Eu engatinhava no magistério então. Trabalhava como A.C.T. em escolas estaduais, o que significava ter aulas por contrato mas não ter vínculo com o Estado. Logo, quando o ano letivo acabou, eu não tinha trabalho, nem remuneração. Mas me avisaram de um trabalho que eu poderia fazer nas férias.
Havia um projeto para alunos que haviam perdido boa parte do ano letivo ou abandonado a escola. Eles eram comunicados via correio de que poderiam repor aulas e conteúdos em janeiro, e, assim, dar continuidade a seus estudos sem retornarem à mesma série. Escrito assim parece bonito e útil, mas era picaretagem da grossa. Era uma clara forçação de barra para diminuir índices de retenção. Era um tipo de aprovação promocional e semi-gratuita que nada acrescentaria aos alunos, mas contribuiria para números mais apresentáveis e passíveis de midiatização.
Mas eu precisava de grana, e fui. Dei aulas de Psicologia e Filosofia para uma única aluna, numa escola, e acho que três ou quatro, em outra. Creio que não dei mais de 5 ou 6 aulas. Passei um trabalhinho facílimo para avaliação, fechei as notas, entreguei, e pronto.
Pronto coisa nenhuma. Ainda tinha uma reunião com a supervisora do projeto na escola onde eu tinha mais alunos. Reunimo-nos numa salinha a chefe, eu, um professor de matemática, uma de português, e mais outra de disciplina que não me vem à mente.

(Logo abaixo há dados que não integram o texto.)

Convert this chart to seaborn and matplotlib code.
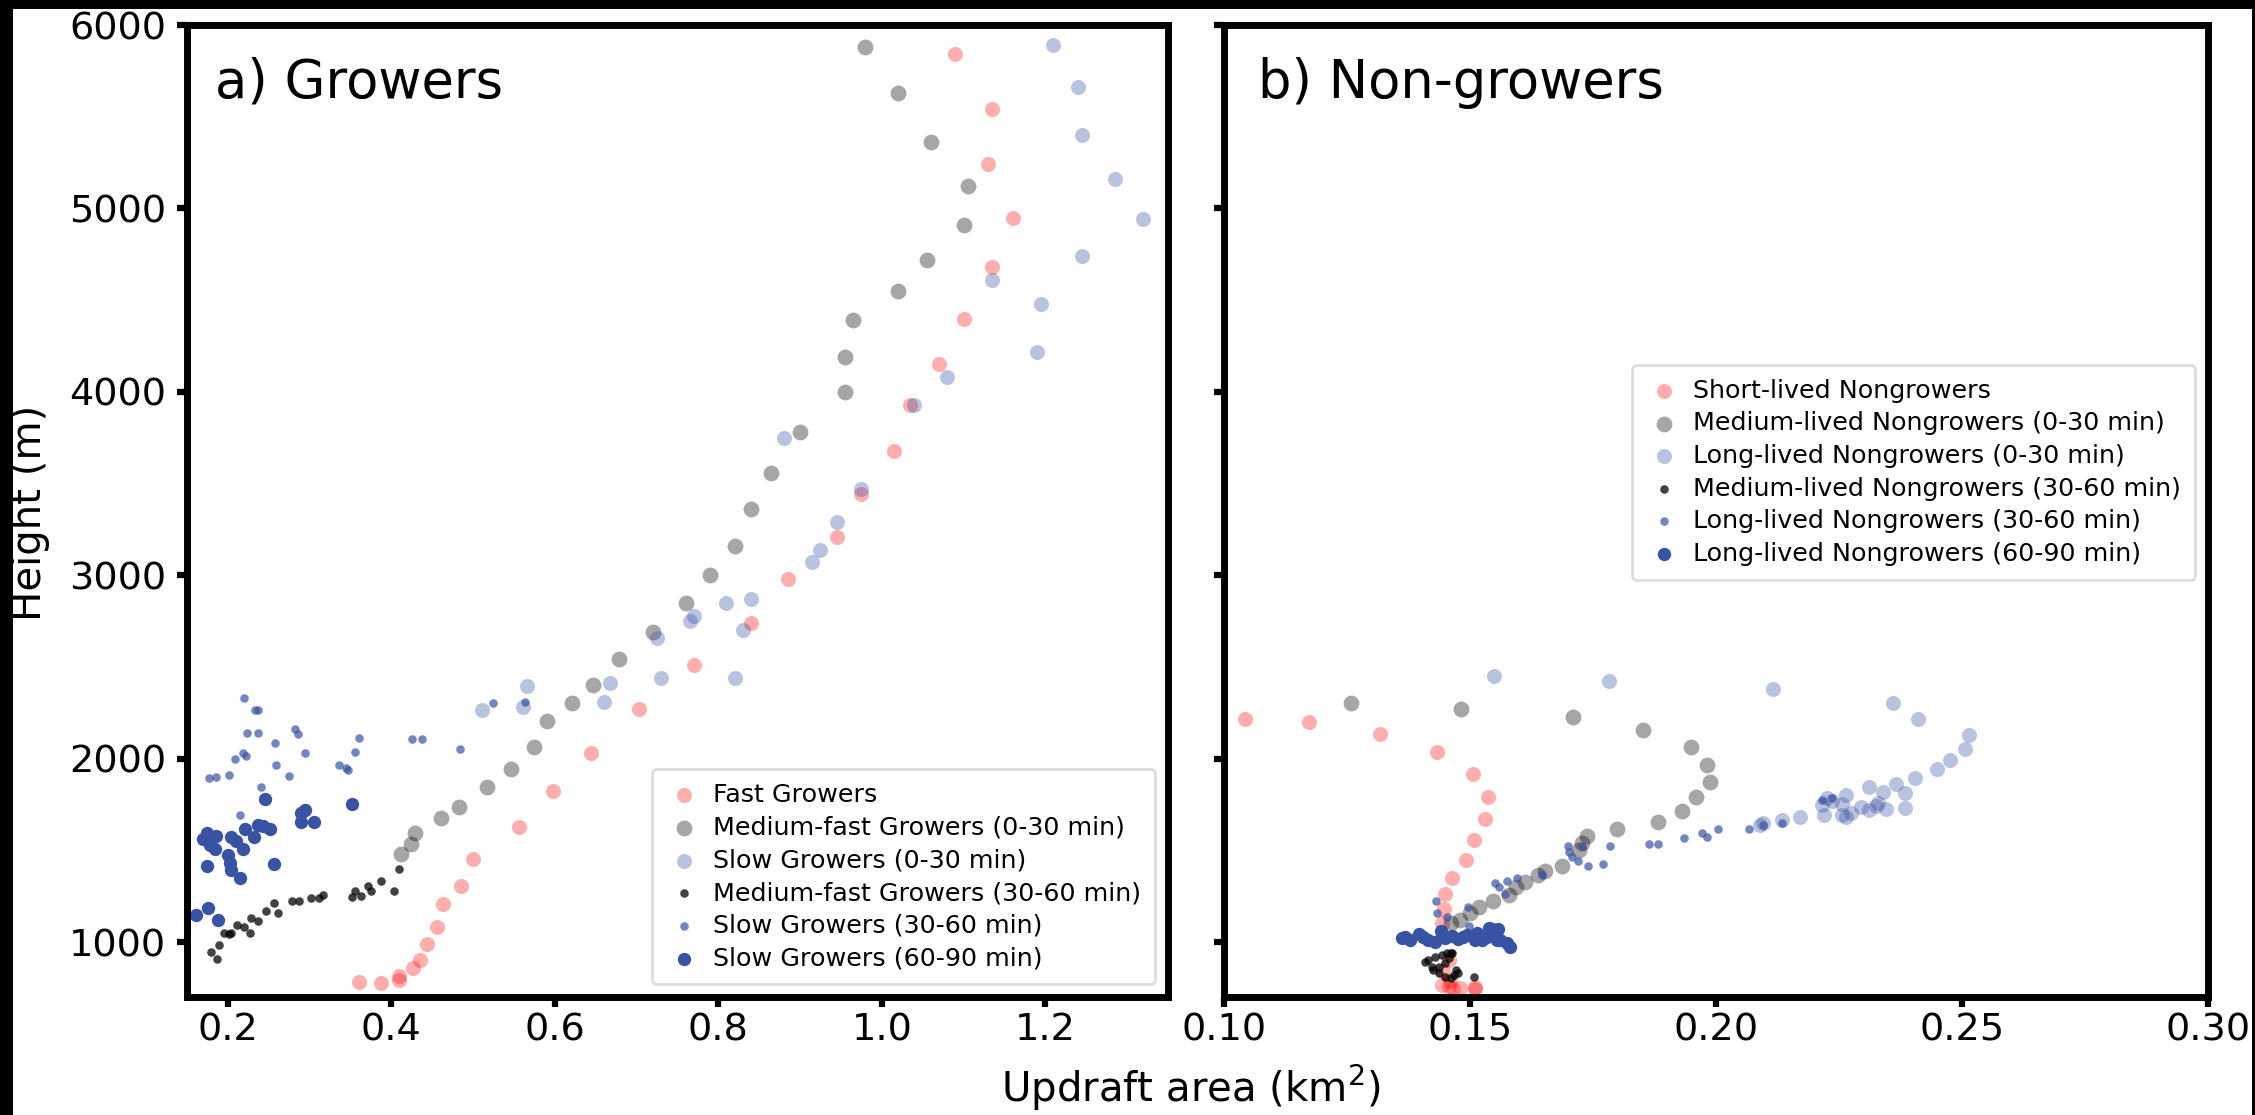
import matplotlib
matplotlib.use("Agg")
import matplotlib.pyplot as plt
from matplotlib.patches import Rectangle
import pandas as pd
import seaborn as sns

# ---------------- a) Growers ----------------
fast_x = [1.09, 1.135, 1.13, 1.16, 1.135, 1.10, 1.07, 1.035, 1.015, 0.975, 0.945, 0.885, 0.84, 0.77,
          0.703, 0.644, 0.598, 0.556, 0.50, 0.485, 0.463, 0.456, 0.444, 0.435, 0.426, 0.41, 0.41, 0.387, 0.36]
fast_y = [5840, 5540, 5240, 4950, 4680, 4400, 4150, 3930, 3680, 3445, 3210, 2980, 2740, 2510,
          2268, 2032, 1823, 1628, 1452, 1307, 1207, 1080, 987, 902, 857, 815, 793, 775, 780]

medfast_x = [0.98, 1.02, 1.06, 1.105, 1.10, 1.055, 1.02, 0.965, 0.955, 0.955, 0.90, 0.865, 0.84, 0.82,
             0.79, 0.76, 0.72, 0.679, 0.647, 0.621, 0.591, 0.575, 0.546, 0.517, 0.483, 0.461, 0.429,
             0.424, 0.412]
medfast_y = [5880, 5630, 5360, 5120, 4910, 4720, 4550, 4390, 4190, 4000, 3780, 3560, 3360, 3160,
             3000, 2850, 2690, 2546, 2400, 2304, 2206, 2064, 1943, 1845, 1734, 1676, 1592,
             1532, 1481]

slow_x = [1.21, 1.24, 1.245, 1.285, 1.32, 1.245, 1.135, 1.195, 1.19, 1.08, 1.04, 0.88, 0.975, 0.945,
          0.925, 0.915, 0.84, 0.81, 0.77, 0.765, 0.83, 0.725, 0.73, 0.82, 0.667, 0.66, 0.566, 0.561,
          0.511]
slow_y = [5890, 5660, 5400, 5160, 4940, 4740, 4610, 4480, 4215, 4080, 3930, 3750, 3470, 3290,
          3140, 3070, 2870, 2850, 2780, 2750, 2700, 2660, 2440, 2440, 2410, 2310, 2397, 2279,
          2264]

medfast2_x = [0.180, 0.187, 0.189, 0.195, 0.201, 0.204, 0.211, 0.220, 0.227, 0.228, 0.237, 0.247,
              0.256, 0.261, 0.278, 0.287, 0.302, 0.312, 0.317, 0.352, 0.356, 0.363, 0.371, 0.375,
              0.387, 0.403, 0.41]
medfast2_y = [944, 906, 984, 1051, 1044, 1051, 1093, 1084, 1047, 1129, 1116, 1171,
              1211, 1160, 1225, 1225, 1241, 1238, 1256, 1244, 1280, 1252, 1305, 1280,
              1332, 1278, 1398]

slow2_x = [0.220, 0.233, 0.237, 0.224, 0.237, 0.282, 0.286, 0.258, 0.219, 0.222, 0.209, 0.294,
           0.259, 0.177, 0.186, 0.202, 0.275, 0.241, 0.215, 0.336, 0.344, 0.347, 0.355, 0.361,
           0.425, 0.438, 0.484, 0.524, 0.563]
slow2_y = [2331, 2264, 2264, 2141, 2141, 2159, 2133, 2083, 2032, 2017, 1996, 2028,
           1963, 1895, 1901, 1912, 1906, 1848, 1692, 1965, 1947, 1937, 2034, 2112,
           2106, 2108, 2053, 2304, 2310]

slow3_x = [0.246, 0.352, 0.289, 0.295, 0.290, 0.306, 0.237, 0.243, 0.251, 0.232, 0.221, 0.174,
           0.170, 0.186, 0.204, 0.210, 0.178, 0.184, 0.218, 0.200, 0.203, 0.204, 0.215, 0.174,
           0.257, 0.161, 0.176, 0.188]
slow3_y = [1778, 1750, 1705, 1719, 1656, 1654, 1638, 1632, 1614, 1574, 1614, 1592,
           1561, 1578, 1571, 1552, 1529, 1505, 1505, 1474, 1429, 1392, 1347, 1414,
           1423, 1147, 1184, 1120]

# ---------------- b) Non-growers ----------------
short_x = [0.1042, 0.1172, 0.1318, 0.1433, 0.1506, 0.1536, 0.1531, 0.1509, 0.1491, 0.1464, 0.145,
           0.1447, 0.1443, 0.1457, 0.1445, 0.146, 0.1443, 0.1457, 0.1479, 0.1511, 0.1465, 0.151]
short_y = [2215, 2201, 2137, 2035, 1916, 1789, 1669, 1554, 1447, 1350, 1260,
           1178, 1102, 902, 840, 790, 766, 757, 748, 757, 745, 745]

medlived_x = [0.1258, 0.1482, 0.1709, 0.1851, 0.1949, 0.1981, 0.1987, 0.196, 0.193, 0.1881, 0.1799,
              0.1738, 0.1728, 0.1721, 0.1686, 0.1653, 0.1639, 0.1611, 0.1593, 0.1579, 0.1547,
              0.1518, 0.150, 0.1479, 0.1461]
medlived_y = [2301, 2268, 2228, 2155, 2064, 1966, 1870, 1789, 1714, 1656, 1614,
              1578, 1541, 1501, 1416, 1389, 1363, 1329, 1301, 1256, 1225,
              1189, 1156, 1120, 1102]

longlived_x = [0.1549, 0.1783, 0.2115, 0.236, 0.241, 0.2515, 0.2505, 0.2475, 0.245, 0.2405, 0.2365,
               0.234, 0.231, 0.2385, 0.2265, 0.2225, 0.2235, 0.2215, 0.2255, 0.2295, 0.2325, 0.2345,
               0.231, 0.2275, 0.2255, 0.222, 0.217, 0.2135, 0.2095, 0.209, 0.2265, 0.233, 0.2385]
longlived_y = [2450, 2422, 2380, 2305, 2215, 2130, 2050, 1995, 1945, 1895, 1860,
               1820, 1845, 1810, 1800, 1785, 1770, 1745, 1750, 1735, 1740, 1725,
               1720, 1705, 1690, 1690, 1680, 1665, 1650, 1640, 1680, 1760, 1730]

medlived2_x = [0.1464, 0.1454, 0.1443, 0.1429, 0.1415, 0.1408, 0.1422, 0.1436, 0.145, 0.1425,
               0.1436, 0.145, 0.1461, 0.1472, 0.1468, 0.1475, 0.1509, 0.1461, 0.1457]
medlived2_y = [942, 938, 929, 920, 902, 893, 866, 866, 884, 847,
               829, 811, 802, 847, 820, 829, 811, 938, 911]

longlived2_x = [0.143, 0.1433, 0.1454, 0.1495, 0.1497, 0.155, 0.1559, 0.1572, 0.1575, 0.1595, 0.1646,
                0.170, 0.1702, 0.1707, 0.1728, 0.172, 0.1739, 0.1771, 0.1784, 0.1864, 0.1881, 0.1935,
                0.1972, 0.1981, 0.2003, 0.2067, 0.2095, 0.2135, 0.2215, 0.2235]
longlived2_y = [1225, 1160, 1138, 1192, 1087, 1320, 1298, 1262, 1332, 1350, 1365,
                1523, 1492, 1461, 1523, 1443, 1414, 1423, 1523, 1532, 1532, 1565,
                1596, 1570, 1614, 1614, 1640, 1650, 1775, 1785]

longlived3_x = [0.1361, 0.1379, 0.1397, 0.1415, 0.1429, 0.1443, 0.145, 0.1464, 0.1475, 0.1493, 0.1514,
                0.1525, 0.1539, 0.1547, 0.1557, 0.1561, 0.1575, 0.1582, 0.1368, 0.1405, 0.1485,
                0.151, 0.1535, 0.1555, 0.1545, 0.144]
longlived3_y = [1020, 1011, 1044, 1011, 1002, 1038, 1020, 1033, 1015, 1038, 1047,
                1011, 1075, 1047, 1069, 1011, 996, 971, 1025, 1030, 1025,
                1010, 1030, 1010, 1070, 1060]

# colours
RED = "red"
BLK = "black"
BLUE = "#3953a4"

sns.set_style("ticks")
plt.rcParams["font.family"] = ["DejaVu Sans"]
plt.rcParams["text.color"] = "black"
plt.rcParams["axes.labelcolor"] = "black"
plt.rcParams["xtick.color"] = "black"
plt.rcParams["ytick.color"] = "black"
plt.rcParams["axes.edgecolor"] = "black"

fig = plt.figure(figsize=(22.55, 11.15), dpi=100)
fig.patch.set_facecolor("white")
ax1 = fig.add_axes([0.0829, 0.1058, 0.4350, 0.8717])
ax2 = fig.add_axes([0.5428, 0.1058, 0.4364, 0.8717], sharey=ax1)


def scatter(ax, x, y, color, alpha, s, label):
    df = pd.DataFrame({"x": x, "y": y})
    sns.scatterplot(data=df, x="x", y="y", ax=ax, color=color, alpha=alpha, s=s,
                    linewidth=0, label=label)


scatter(ax1, fast_x, fast_y, RED, 0.32, 117, "Fast Growers")
scatter(ax1, medfast_x, medfast_y, BLK, 0.35, 130, "Medium-fast Growers (0-30 min)")
scatter(ax1, slow_x, slow_y, BLUE, 0.35, 117, "Slow Growers (0-30 min)")
scatter(ax1, medfast2_x, medfast2_y, BLK, 0.74, 38, "Medium-fast Growers (30-60 min)")
scatter(ax1, slow2_x, slow2_y, BLUE, 0.7, 38, "Slow Growers (30-60 min)")
scatter(ax1, slow3_x, slow3_y, BLUE, 1.0, 92, "Slow Growers (60-90 min)")

scatter(ax2, short_x, short_y, RED, 0.32, 117, "Short-lived Nongrowers")
scatter(ax2, medlived_x, medlived_y, BLK, 0.35, 130, "Medium-lived Nongrowers (0-30 min)")
scatter(ax2, longlived_x, longlived_y, BLUE, 0.35, 117, "Long-lived Nongrowers (0-30 min)")
scatter(ax2, medlived2_x, medlived2_y, BLK, 0.74, 38, "Medium-lived Nongrowers (30-60 min)")
scatter(ax2, longlived2_x, longlived2_y, BLUE, 0.7, 38, "Long-lived Nongrowers (30-60 min)")
scatter(ax2, longlived3_x, longlived3_y, BLUE, 1.0, 92, "Long-lived Nongrowers (60-90 min)")

ax1.set_xlim(0.15, 1.35)
ax1.set_ylim(700, 6000)
ax1.set_xticks([0.2, 0.4, 0.6, 0.8, 1.0, 1.2])
ax1.set_yticks([1000, 2000, 3000, 4000, 5000, 6000])
ax2.set_xlim(0.10, 0.30)
ax2.set_xticks([0.10, 0.15, 0.20, 0.25, 0.30])
ax2.set_xticklabels(["0.10", "0.15", "0.20", "0.25", "0.30"])

for ax in (ax1, ax2):
    ax.set_xlabel("")
    ax.set_ylabel("")
    for sp in ax.spines.values():
        sp.set_visible(True)
        sp.set_linewidth(5)
        sp.set_color("black")
    ax.tick_params(axis="both", which="major", length=7, width=4.5, labelsize=27.5,
                   color="black", labelcolor="black")
    ax.tick_params(axis="x", pad=4)
    ax.tick_params(axis="y", pad=8)
ax2.tick_params(axis="y", labelleft=False)

leg_kw = dict(fontsize=18.3, handlelength=1.4, handletextpad=0.45, labelspacing=0.34,
              borderpad=0.55, frameon=True, labelcolor="black")
leg1 = ax1.legend(loc="lower right", **leg_kw)
leg2 = ax2.legend(loc="center right", bbox_to_anchor=(1.0, 0.54), **leg_kw)
for leg in (leg1, leg2):
    leg.get_frame().set_linewidth(2)
    leg.get_frame().set_edgecolor("#d5d5d5")

ax1.text(0.029, 0.925, "a) Growers", transform=ax1.transAxes, fontsize=38, va="baseline",
         color="black")
ax2.text(0.035, 0.925, "b) Non-growers", transform=ax2.transAxes, fontsize=38, va="baseline",
         color="black")

fig.text(0.528, 0.024, "Updraft area (km$^2$)", ha="center", va="center", fontsize=29,
         color="black")
fig.text(0.0133, 0.54, "Height (m)", ha="center", va="center", rotation=90, fontsize=29,
         color="black")

# dark bands around the edges of the original image
for (x0, y0, w, h) in [(0, 1 - 9 / 1115, 1, 9 / 1115), (0, 0, 13 / 2255, 1),
                       (2252 / 2255, 0, 3 / 2255, 1)]:
    fig.add_artist(Rectangle((x0, y0), w, h, transform=fig.transFigure,
                             facecolor="black", edgecolor="none", zorder=10))

fig.savefig("out.png", dpi=100)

A supervisora reexplicou o projeto, agradeceu nosso trabalho, e pediu as notas. O professor de matemática foi o primeiro a fornecê-las. Ele aprovara alguns alunos, mas reprovara quatro (não lembro se eram quatro mesmo, mas não importa), argumentando que não haviam nem comparecido à maioria das aulas, nem atingido a média necessária para aprovação.
A supervisora não gostou nem um pouco do que ouvira. Pediu as provas dos quatro alunos ao professor de matemática. E então tomou a atitude mais anti-ética que já presenciei em toda a minha carreira na educação.
Acredite se quiser, a supervisora simplesmente corrigiu de novo as provas do professor de matemática, rasurando as notas e substituindo-as por notas que aprovassem aqueles alunos. Isso na frente dele e de todos nós. E ainda falando, com agressividade e arrogância, que havia mais acertos que erros, e que, por isso, o professor não havia avaliado corretamente os alunos. O professor não reagiu; acho que não estava preparado para uma invasão tão ofensiva. Eu via aquilo e não queria ver. Onde estava errado, ela colocava meio-certo ou certo, depois somava os certos e meio-certos sem considerar o peso do exercício na nota final atribuído pelo professor, e escrevia uma nota acima de cinco, rabiscando a anteriormente colocada.
O silêncio na mesa era constrangedor. Mas estávamos desempregados, precisávamos receber aquela grama. Ela se virou para mim e perguntou sobre as notas.
- Todo mundo passou - respondi mais que imediatamente.
Todos os outros responderam assim também. Havíamos desistido. Não tivéramos coragem de interceder pelo professor de matemática, e não teríamos de fazê-lo por nós mesmos.
Aquela supervisora saiu da reunião satisfeita com as notas que os alunos obtiveram. Nós saímos conformados com o fato de que tínhamos feito o que se esperava de nós e receberíamos o combinado, afinal. Mas eu saí diminuído como ser humano.
E quando, hoje, vejo um colega ser tratado de uma maneira que lembre a humilhação impingida àquele professor de matemática, costumo intervir com mais veemência do que deveria. Provavelmente porque a indignação se misture à necessidade de compensar o silêncio vil daquele dia. Nessas horas, não ligo que me chamem pejorativamente de rebelde, como sempre fazem. Se não me entendem, pelo menos eu me entendo.
Tudo o que aqui contei realmente aconteceu, embora a distância no tempo faça alguns detalhes menos cristalinos. A essência da cena, entretanto, por quase inacreditável, é algo que não vai se apagar tão cedo das minhas recordações.
Um comentário:
ai, acho que vou parar de ler esse blog. Fica difícil conhecer essas histórias e ainda continuar tendo fé na educação pública do país, que no fim das contas é o mesmo que o tal "futuro do Brasil". Triste que você hoje, mais experiente não se submeta a essas coisas e tenta impor seus princípios, mas quantos outros novatos ainda estão inseguros e tantos outros que virão :(
Aliás, viu que seu "querido governador" pretende diminuir a carga horária de História em função da inclusão de Filosofia e Sociologia?triste né?!
mas to brincando, num vou parar de ler não, mas que as vezes da vontade de pedir pra parar o mundo pra gente descer, isso dá!